Y sin embargo, seguimos adelante, navegando, clickando, scrolleando, compartiendo, aceptando complejas condiciones de uso sin leerlas, confesando nuestra intimidad a los chatbots, integrando, en suma, cada nueva tecnología en nuestra vida con la misma naturalidad con la que se adopta un electrodoméstico. La eficiencia y la conveniencia están desplazando a la cautela y la reflexión. La pregunta no es solo qué hacen estas tecnologías con nosotros, sino qué dejamos de ser al incorporarlas sin cuestionamiento en nuestras vidas.

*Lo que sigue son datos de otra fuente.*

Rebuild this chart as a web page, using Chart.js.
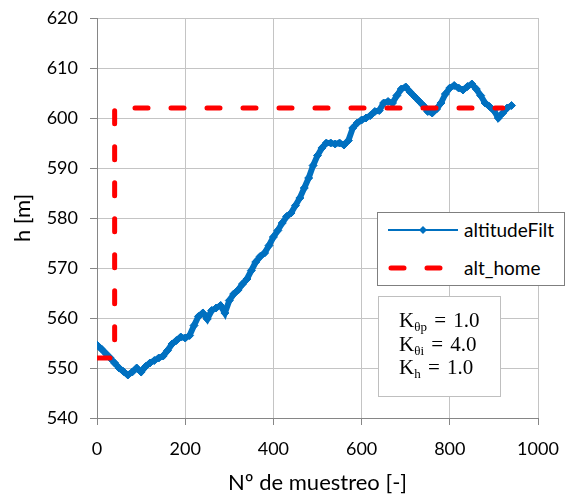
<!DOCTYPE html>
<html><head><meta charset="utf-8">
<script src="https://cdn.jsdelivr.net/npm/chart.js@4/dist/chart.umd.min.js"></script>
<style>
html,body{margin:0;padding:0;background:#fff;}
#wrap{position:relative;width:569px;height:499px;overflow:hidden;}
#c{position:absolute;left:0;top:0;}
#legend{position:absolute;left:377px;top:212px;width:186px;height:72px;border:1px solid #7f7f7f;background:#fff;font-family:Lato,sans-serif;font-size:19px;color:#000;}
#legend .row{position:absolute;left:0;height:24px;line-height:24px;width:186px;}
#legend svg{position:absolute;left:10px;top:0;}
#legend span{position:absolute;left:86px;top:0;}
#note{position:absolute;left:378px;top:296px;width:121px;height:99px;border:1px solid #bfbfbf;background:#fff;font-family:"Liberation Serif",serif;font-size:21px;color:#000;}
#note div{position:absolute;left:20px;height:24px;line-height:24px;white-space:nowrap;word-spacing:2px;}
#note sub{font-size:13px;vertical-align:-4px;line-height:0;word-spacing:0;}
</style>
</head><body>
<div id="wrap">
<canvas id="c" width="569" height="499"></canvas>
<div id="legend">
  <div class="row" style="top:5px"><svg width="72" height="24"><line x1="0" y1="12" x2="70" y2="12" stroke="#0070C0" stroke-width="2"/><polygon points="35,8 39,12 35,16 31,12" fill="#0070C0"/></svg><span>altitudeFilt</span></div>
  <div class="row" style="top:43px"><svg width="72" height="24"><line x1="3" y1="12" x2="70" y2="12" stroke="#FF0000" stroke-width="5" stroke-linecap="round" stroke-dasharray="13 23"/></svg><span>alt_home</span></div>
</div>
<div id="note">
  <div style="top:11px">K<sub>θp</sub> = 1.0</div>
  <div style="top:35px">K<sub>θi</sub> = 4.0</div>
  <div style="top:58px">K<sub>h</sub> = 1.0</div>
</div>
</div>
<script>
const sampleIdx = [0,10,20,30,40,50,60,70,80,90,100,110,120,130,140,150,160,170,180,190,200,210,220,230,240,250,260,270,280,290,300,310,320,330,340,350,360,370,380,390,400,410,420,430,440,450,460,470,480,490,500,510,520,530,540,550,560,570,580,590,600,610,620,630,640,650,660,670,680,690,700,710,720,730,740,750,760,770,780,790,800,810,820,830,840,850,860,870,880,890,900,910,920,930,940];
const altitudeFilt = [554.6,553.8,552.9,552.0,551.0,550.0,549.3,548.6,549.2,550.0,549.2,550.3,551.0,551.5,552.0,552.4,553.5,554.8,555.5,556.2,556.0,556.5,558.5,560.3,561.0,559.8,561.5,562.0,562.5,561.0,563.5,564.8,565.6,566.8,567.8,569.5,571.2,572.3,573.0,574.5,576.2,577.5,579.0,580.3,581.0,582.5,584.0,586.0,588.0,590.5,592.5,594.0,595.0,595.0,594.8,595.0,594.6,595.5,598.0,599.0,599.6,600.0,600.5,601.3,601.5,603.0,603.3,603.0,604.5,605.8,606.2,605.2,604.3,603.4,602.5,601.3,601.0,601.8,603.0,604.8,606.0,606.5,606.0,605.6,606.3,606.8,605.8,604.5,603.0,602.3,601.5,600.0,601.0,602.0,602.5];
const homeX = [0,40,40,920];
const homeY = [552,552,602,602];
const xTicks = [0,200,400,600,800,1000];
const yTicks = [540,550,560,570,580,590,600,610,620];

const blue = '#0070C0', red = '#FF0000';
const tickFont = {family:'Lato', size:18};
const titleFont = {family:'Lato', size:22};
new Chart(document.getElementById('c'), {
  type: 'line',
  data: {
    datasets: [
      { label:'altitudeFilt', data: sampleIdx.map((x,i)=>({x, y: altitudeFilt[i]})),
        borderColor: blue, backgroundColor: blue, borderWidth: 6, pointStyle: 'rectRot',
        pointRadius: 4, pointBorderWidth: 1, pointBorderColor: blue, pointBackgroundColor: blue,
        tension: 0, order: 1 },
      { label:'alt_home', data: homeX.map((x,i)=>({x, y: homeY[i]})),
        borderColor: red, borderWidth: 5, borderDash: [13,23], borderCapStyle: 'round',
        pointRadius: 0, tension: 0, order: 0 }
    ]
  },
  options: {
    responsive: false, animation: false, events: [],
    layout: { padding: { top: 18, right: 31, left: 0, bottom: 0 } },
    plugins: { legend: { display: false }, tooltip: { enabled: false } },
    scales: {
      x: { type: 'linear', min: 0, max: 1000,
        afterBuildTicks: s => { s.ticks = xTicks.map(v => ({value: v})); },
        afterFit: s => { s.height = 81; s.paddingLeft = 0; s.paddingRight = 0; },
        ticks: { font: tickFont, color: '#000', padding: 13, maxRotation: 0, callback: v => String(v) },
        grid: { color: '#c4c4c4', lineWidth: 1, tickLength: 7, tickColor: '#868686' },
        border: { color: '#868686', width: 1 },
        title: { display: true, text: 'Nº de muestreo [-]', font: titleFont, color:'#000', padding: { top: 0, bottom: 3 } } },
      y: { type: 'linear', min: 540, max: 620,
        afterBuildTicks: s => { s.ticks = yTicks.map(v => ({value: v})); },
        afterFit: s => { s.width = 97; s.paddingTop = 0; s.paddingBottom = 0; },
        ticks: { font: tickFont, color: '#000', padding: 12, callback: v => String(v) },
        grid: { color: '#c4c4c4', lineWidth: 1, tickLength: 7, tickColor: '#868686' },
        border: { color: '#868686', width: 1 },
        title: { display: true, text: 'h [m]', font: titleFont, color:'#000', padding: { top: 10, bottom: 0 } } }
    }
  }
});
</script>
</body></html>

¿Estamos realmente eligiendo, o simplemente respondiendo? En un mundo que parece aplaudir cada avance tecnológico sin detenerse a evaluar su impacto, quizás sea hora de parar y preguntarnos: ¿quién diseña las jaulas, y por qué seguimos entrando en ellas voluntariamente? Esta reflexión invita a preguntarnos si hemos cedido demasiado control a la tecnología sin una comprensión crítica de sus implicaciones. El reto, entonces, es despertar conciencia colectiva y ética para decidir cómo y hacia dónde queremos que este experimento nos lleve, antes de que los resultados nos definan sin remedio. Porque a diferencia de los ratones de laboratorio, nosotras y nosotros sí tenemos la capacidad —al menos en teoría— de cuestionar, de elegir y de cambiar el curso del experimento. Pero esa capacidad sólo se activa cuando existe conciencia. La pasividad, actuando por inercia o conveniencia, nos convierte en sujetos fácilmente manipulables dentro de un sistema que monetiza nuestra atención, en lugar de optimizar nuestro bienestar.
Porque aunque a diferencia de los ratones de laboratorio no estemos encerrados físicamente, nuestras decisiones cada vez más están condicionadas por sistemas invisibles que operan bajo la apariencia de neutralidad tecnológica. La verdadera libertad no consiste en tener opciones, sino en comprender el entorno en el que esas opciones se presentan.
En última instancia, la pregunta no es solo qué puede hacer la tecnología, sino qué debería hacer, y quién tiene el derecho de decidirlo. Si no tomamos parte activa en esa decisión, otros lo harán por nosotros. Y entonces, quizás descubramos demasiado tarde que el experimento ya ha terminado, y que no fuimos los investigadores… sino el resultado.